Gifts, a poem of longing and unrequited desire, imagined by an empathetic observer, is without question my favorite poem in Cottrell’s collection. A fanciful lady, ensconced in the safety of her known world, comes to grips with the marvelous and adventurous beyond her reach and now, perhaps, beyond her time. She conjures up a caravan with allusions to the Magi and sees herself as a valuable gift to be given to her chosen, if illusory, beloved. The poem’s opening mixes mystery and desire in proper proportions,

‘Twixt Palmyra and Tashkent, no sounds but camels’ hooves on

Sand, hypnotic sway of tinkling bridle bells,

Caravans of gifts along the wadis and the dunes, by her life’s oasis,

Bound to far off places…a literary rogue in Isfahan, a prodigy near

Petra,

the wanton moods of some Khayyam…

While yearns that lady in the starlight…

Charitable actions done in the name of organized religion are often caricatured and downplayed in importance or, even worse, tinged with suspect motivations. These good people, for the most part, who provide necessities of life for the indigent, do it in a very personal way that public services, however well-meant, cannot. The Dorothy Days of this world should never be underestimated. Cottrell’s persona, in his poem Hissom’s Tabernacle, details one of these very incidents that he is reminded of each time he passes by a certain Christian church. The piece concludes this way,

Where the congregation found us, waif and strays on

Mercy’s stoop,

Fed us for its sake and ours, faith’s freshet pouring

Through,

That my brothers, four and two then, don’t remember…
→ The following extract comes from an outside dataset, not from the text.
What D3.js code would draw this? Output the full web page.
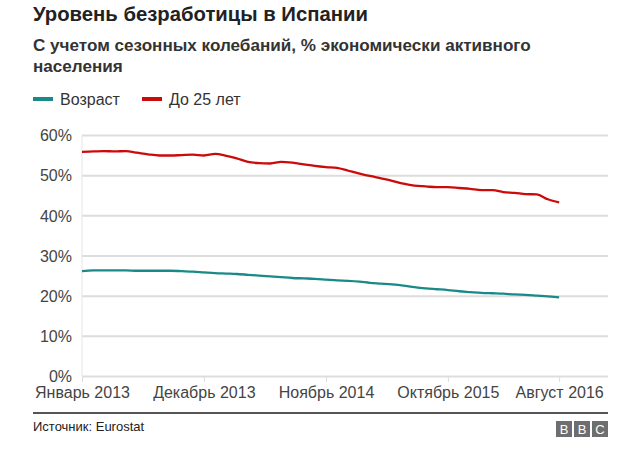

When we, liege-men of want, saw blessings crowd like

Quaker ladies April yards…

When Fisher Kings filled hunger’s void one December,

and,

like Lazarus,

‘rose our futures from their biers –

As rain turns to snow in the bitter winds of April, Cottrell mulls on humanity’s condition and gives some good advice to future generations in his poem entitled Patience. Consider these lines of homespun wisdom,

Patience, lad

Soon, rain will be just rain, not harbinger of ice on ponds,

The fixing in mid stride of itinerant life, a netting of ado

by hoarfrost…

Be tropical elixir for the ever young, this kingdom on the

inward side of eyes,

Which, howsoever fisted by the imperator, time, grown

jaded in December,

is ardent nestling come a spring…

from somewhere in the gloom

shadows sing—

Life, by chance or fate, sometimes sends unlikely heroes our way to guide us through difficulties. Cottrell’s Jim Bob is a poem that relates one of those tales. The product of a hardscrabble life, the poet’s older cousin saved him from a “ten year old savage,” an old story to be sure, but one that would leave a lasting impression on the targeted victim. Here the poet depends on the efficaciousness of his art to return the favor,

So I owe my cousin this mention in dispatches to

posterity,

To say that he, just one more ripple of the ruck, your usual

anonymity,

Made his mark on me (at least), was something more than

nothing,

And I would have you (and God, perhaps, in case He has

forgotten)

Know of him, howsoever sweep like brooms the second

hands of clocks these reveries of dust—

Cottrell’s persona in Entr’acte, the last poem in the collection, humbly muses that his own work consists of “the mostly honest metres of {a} jongler.” Perhaps. But, in addition, his poetics most certainly suggest a major talent, who has composed extraordinary verses transcending what was once the modern, or the merely “new.”